Chaotic characteristics analysis of the sintering process system with unknown dynamic functions based on phase space reconstruction and chaotic invariables

Abstract

Because the sintering process system (SPS) of the rotary kiln is influenced by many uncertain factors, such as the composition of raw materials, the structure of the kiln crust, and the mode of operation, it displays complex nonlinear dynamic characteristics. In addition, its dynamic functions are unknown. Thus, data-based chaotic analysis methods are used to study the dynamic characteristics of the SPS. First, three sintering temperature (ST) data with different timescales are extracted, respectively, from the three SPSs. Second, the reasons why the dynamic characteristics of the SPS can be analyzed by the ST based on the phase space reconstruction (PSR) method are explained, and several potential PSR forms (reconstructed systems) are achieved. Third, the three optimal PSR forms of the three ST data (SPSs) are determined by chaotic invariables-based quantitative analysis. We determined that the three SPSs are all five-order chaotic systems. Finally, the optimal PSR forms are further verified by predicting the practical ST. The highly accurate predictions show that not only are the three optimal PSR forms applicable but also the chaotic methodologies are effective.
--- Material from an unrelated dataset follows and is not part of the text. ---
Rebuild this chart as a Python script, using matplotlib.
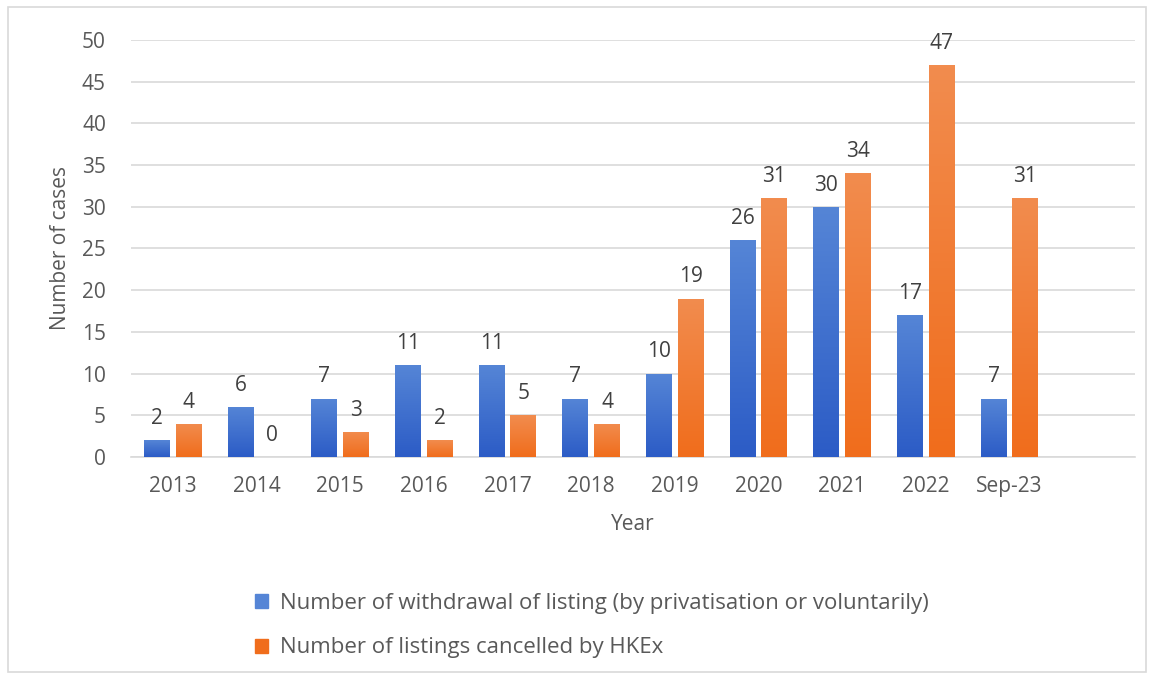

Thus, the results in this paper not only provide extensive theoretical research values for subsequent studies of the SPS but also provide extensive industrial application value for other industries such as the nonferrous metallurgy, cement, steel, and chemical industries, in which the SPS is applied. Specifically, the PSR-based and chaotic invariables-based chaotic analysis methods can be used to analyze other industrial systems with unknown dynamic functions.